Again, it is clear who the BBC believes, and again it doesn't consider the idea that non-Zionist historians may believe the Zionist narrative. It is consistently pushing the revisionist historian viewpoint as the truth - and it simply isn't.
Demography - the need to have a large majority of Jews to sustain a Jewish state - has certainly been a key concern for Israel since its foundation.

Under a 1947 UN-sanctioned plan to partition Palestine, Israel would have been established on 55% of the former territory, and without a significant transfer of population the Jews in that territory would have scarcely exceeded the Arab population there.

The 1948 war ended with Israel in control of 78% of the former Palestine, with a Jewish-Arab ratio of 6:1.

The equation brought security for Jewish Israelis, but emptied hundreds of Palestinian villages and towns of 700,000 inhabitants - the kernel of the Palestinian refugee problem today.

With the justification of not wanting to jeopardise its Jewish majority, Israel has kept Palestinian refugees and their descendants out of negotiations on a settlement to the Palestinian-Israeli conflict.

But for most Palestinians, their fate remains an open wound, unless there is a Middle East peace deal that acknowledges what happened to the refugees.
To its credit, the BBC does not seem to refer to current PalArabs as "refugees" but it still assumes that somehow, uniquely in the world, descendants of a single refugee population has the right to move back to the country of its ancestors no matter how long after they leave.

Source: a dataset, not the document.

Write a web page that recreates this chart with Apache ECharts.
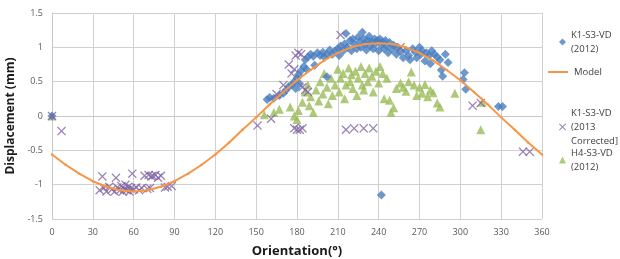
<!DOCTYPE html>
<html>
<head>
<meta charset="utf-8">
<script src="https://cdn.jsdelivr.net/npm/echarts@6/dist/echarts.min.js"></script>
<style>
html,body{margin:0;padding:0;background:#fff;}
#main{width:620px;height:259px;}
</style>
</head>
<body>
<div id="main"></div>
<script>
var xTicks = [0, 30, 60, 90, 120, 150, 180, 210, 240, 270, 300, 330, 360];
var yTicks = [-1.5, -1, -0.5, 0, 0.5, 1, 1.5];
var seriesNames = ['K1-S3-VD (2012)', 'Model', 'K1-S3-VD (2013 Corrected)', 'H4-S3-VD (2012)'];
var legendLabels = ['K1-S3-VD\n(2012)', 'Model', 'K1-S3-VD\n(2013\nCorrected]', 'H4-S3-VD\n(2012)'];
var colorList = ['#4a7ebf', '#f79646', '#8064a2', '#9bbb59'];

// 模型曲线 (每10度读一个点)
var modelAngle = [0,10,20,30,40,50,60,70,80,90,100,110,120,130,140,150,160,170,180,190,200,210,220,230,240,250,260,270,280,290,300,310,320,330,340,350,360];
var modelValue = [-0.56,-0.71,-0.84,-0.95,-1.03,-1.08,-1.1,-1.08,-1.03,-0.95,-0.84,-0.71,-0.56,-0.39,-0.2,-0.02,0.17,0.35,0.52,0.67,0.81,0.92,1.0,1.05,1.06,1.05,1.0,0.92,0.81,0.67,0.52,0.35,0.17,-0.02,-0.2,-0.39,-0.56];

// K1-S3-VD (2012)
var k1Data2012 = [
    [0,0],[158,0.24],[160,0.27],[163,0.26],[167,0.3],[170,0.33],[172,0.38],[174,0.43],[176,0.45],[178,0.5],
    [179,0.4],[180,0.55],[181,0.6],[182,0.47],[183,0.66],[185,0.72],[187,0.68],[186,0.82],[188,0.86],[190,0.9],
    [192,0.87],[193,0.74],[195,0.92],[197,0.88],[199,0.93],[200,0.86],[202,0.57],[202,0.9],[204,0.96],[206,0.9],
    [208,0.95],[210,0.98],[211,0.88],[212,1.02],[214,0.95],[215,1.05],[216,1.2],[217,1.0],[219,1.1],[220,0.95],
    [221,1.12],[222,1.05],[224,0.98],[225,1.15],[226,1.08],[227,1.0],[228,1.22],[229,1.12],[230,1.05],[231,0.96],
    [232,1.1],[233,1.16],[234,1.02],[235,1.08],[236,0.98],[237,1.12],[238,1.06],[239,1.1],[240,0.95],[241,1.12],
    [242,1.04],[243,1.08],[244,0.98],[245,1.1],[246,1.02],[247,0.92],[248,1.07],[250,0.97],[251,1.03],[253,0.9],
    [254,1.0],[256,0.94],[258,0.85],[260,0.95],[262,0.88],[263,0.82],[265,0.98],[267,0.93],[268,0.85],[270,1.0],
    [271,0.9],[272,0.95],[274,0.8],[275,0.92],[277,0.88],[278,0.76],[279,0.95],[281,0.9],[283,0.86],[285,0.82],
    [286,0.67],[287,0.58],[289,0.9],[291,0.78],[303,0.63],[302,0.53],[304,0.39],[328,0.14],[331,0.14],[242,-1.15]
];

// K1-S3-VD (2013 Corrected)
var k1Data2013 = [
    [0,0],[7,-0.22],[35,-1.08],[37,-0.88],[38,-1.05],[40,-1.1],[42,-1.03],[44,-1.07],[46,-1.1],[47,-0.9],
    [48,-1.04],[50,-1.08],[51,-1.02],[52,-1.1],[53,-1.06],[54,-1.0],[55,-1.08],[56,-1.03],[57,-1.1],[58,-1.05],
    [59,-0.84],[60,-1.07],[62,-1.04],[64,-1.08],[66,-1.05],[68,-0.87],[70,-1.06],[71,-0.86],[72,-1.05],[73,-0.88],
    [74,-0.87],[76,-0.86],[78,-0.9],[80,-0.87],[83,-1.04],[85,-1.03],[88,-1.02],
    [151,-0.14],[161,-0.04],[165,0.32],[170,0.45],[174,0.75],[176,0.62],[178,0.68],[179,0.88],[181,0.92],[183,0.9],
    [184,0.42],[186,0.38],[188,0.35],[178,-0.18],[180,-0.2],[182,-0.2],[184,-0.18],[212,1.18],[216,-0.2],[222,-0.18],
    [229,-0.18],[236,-0.18],[256,1.0],[309,0.15],[315,0.19],[346,-0.52],[351,-0.52]
];

// H4-S3-VD (2012)
var h4Data2012 = [
    [0,0],[156,0.02],[163,0.05],[167,0.1],[175,0.13],[178,0.0],[180,-0.05],[181,0.08],[184,0.2],[186,0.35],
    [188,0.45],[189,0.15],[190,0.28],[192,0.05],[194,0.38],[196,0.22],[197,0.5],[199,0.32],[200,0.62],[202,0.42],
    [203,0.18],[205,0.55],[206,0.3],[208,0.45],[210,0.68],[211,0.35],[212,0.55],[214,0.62],[215,0.25],[216,0.45],
    [218,0.7],[219,0.5],[220,0.6],[221,0.4],[223,0.65],[224,0.3],[225,0.55],[227,0.72],[228,0.45],[229,0.38],
    [230,0.62],[232,0.5],[233,0.7],[235,0.58],[236,0.35],[238,0.65],[240,0.48],[241,0.72],[243,0.62],[244,0.25],
    [246,0.55],[248,0.23],[249,0.05],[251,0.12],[253,0.4],[256,0.48],[258,0.42],[260,0.36],[262,0.5],[264,0.64],
    [266,0.45],[268,0.3],[270,0.42],[272,0.33],[274,0.46],[276,0.28],[278,0.38],[280,0.34],[283,0.19],[285,0.13],
    [296,0.33],[316,0.2],[315,-0.2]
];

var crossPath = 'path://M0,1 L1,0 L5,4 L9,0 L10,1 L6,5 L10,9 L9,10 L5,6 L1,10 L0,9 L4,5 Z';
var linePath = 'path://M0,0 L20,0 L20,2 L0,2 Z';

var myChart = echarts.init(document.getElementById('main'));

var modelData = [];
for (var i = 0; i < modelAngle.length; i++) {
    modelData.push([modelAngle[i], modelValue[i]]);
}

var legendTops = [28, 65, 106, 146];
var legendLefts = [559, 548, 559, 559];
var legendIcons = ['diamond', linePath, crossPath, 'triangle'];
var legends = [];
for (var k = 0; k < seriesNames.length; k++) {
    legends.push({
        data: [{name: seriesNames[k], icon: legendIcons[k]}],
        left: legendLefts[k],
        top: legendTops[k],
        padding: 0,
        orient: 'vertical',
        itemWidth: k == 1 ? 22 : 7,
        itemHeight: k == 1 ? 2 : 7,
        selectedMode: false,
        formatter: (function (idx) {
            return function () { return legendLabels[idx]; };
        })(k),
        textStyle: {
            fontFamily: 'Open Sans',
            fontSize: 9.5,
            color: '#404040',
            lineHeight: 14
        }
    });
}

var option = {
    backgroundColor: '#fff',
    animation: false,
    grid: {
        left: 52,
        right: 78,
        top: 13,
        bottom: 40,
        containLabel: false,
        outerBoundsMode: 'none'
    },
    legend: legends,
    xAxis: {
        type: 'value',
        min: 0,
        max: 360,
        interval: 30,
        name: 'Orientation(°)',
        nameLocation: 'middle',
        nameGap: 26,
        nameTextStyle: {
            fontFamily: 'Open Sans',
            fontWeight: 'bold',
            fontSize: 13,
            color: '#1a1a1a'
        },
        axisLine: {show: true, lineStyle: {color: '#c8c8c8'}},
        axisTick: {show: false},
        axisLabel: {
            margin: 9,
            fontFamily: 'Open Sans',
            fontSize: 9,
            color: '#595959',
            formatter: function (v) { return xTicks.indexOf(v) >= 0 ? String(v) : ''; }
        },
        splitLine: {show: true, lineStyle: {color: '#d0d0d0'}}
    },
    yAxis: {
        type: 'value',
        min: -1.5,
        max: 1.5,
        interval: 0.5,
        name: 'Displacement (mm)',
        nameLocation: 'middle',
        nameGap: 31,
        nameTextStyle: {
            fontFamily: 'Open Sans',
            fontWeight: 'bold',
            fontSize: 12,
            color: '#1a1a1a'
        },
        axisLine: {show: true, lineStyle: {color: '#c8c8c8'}},
        axisTick: {show: false},
        axisLabel: {
            margin: 9,
            fontFamily: 'Open Sans',
            fontSize: 9,
            color: '#595959',
            formatter: function (v) { return yTicks.indexOf(v) >= 0 ? String(v) : ''; }
        },
        splitLine: {show: true, lineStyle: {color: '#d0d0d0'}}
    },
    series: [
        {
            name: seriesNames[0],
            type: 'scatter',
            symbol: 'diamond',
            symbolSize: 9,
            itemStyle: {color: colorList[0]},
            data: k1Data2012,
            z: 3
        },
        {
            name: seriesNames[1],
            type: 'line',
            symbol: 'circle',
            symbolSize: 2.5,
            showSymbol: true,
            lineStyle: {color: colorList[1], width: 2},
            itemStyle: {color: colorList[1]},
            data: modelData,
            z: 5
        },
        {
            name: seriesNames[2],
            type: 'scatter',
            symbol: crossPath,
            symbolSize: 9,
            itemStyle: {color: colorList[2]},
            data: k1Data2013,
            z: 4
        },
        {
            name: seriesNames[3],
            type: 'scatter',
            symbol: 'triangle',
            symbolSize: 9,
            itemStyle: {color: colorList[3]},
            data: h4Data2012,
            z: 2
        }
    ]
};
myChart.setOption(option);
</script>
</body>
</html>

The concept that they should be absorbed by their host countries, as refugees have been for millennia, is not on the BBC radar because they wholly swallow the lie that Palestinian Arabs deserve to move to a country that the vast majority have never lived in.

They similarly absolve the Arab nations from their role in keeping the PalArabs in their miserable state and using them as pawns in their own fight against Israel. That story is simply ignored, as is the discrimination that Palestinian Arabs suffer in most Arab countries.

This is not an unbiased history - this is a clear advocation of the Arab viewpoint and it is wrong more often than it is right.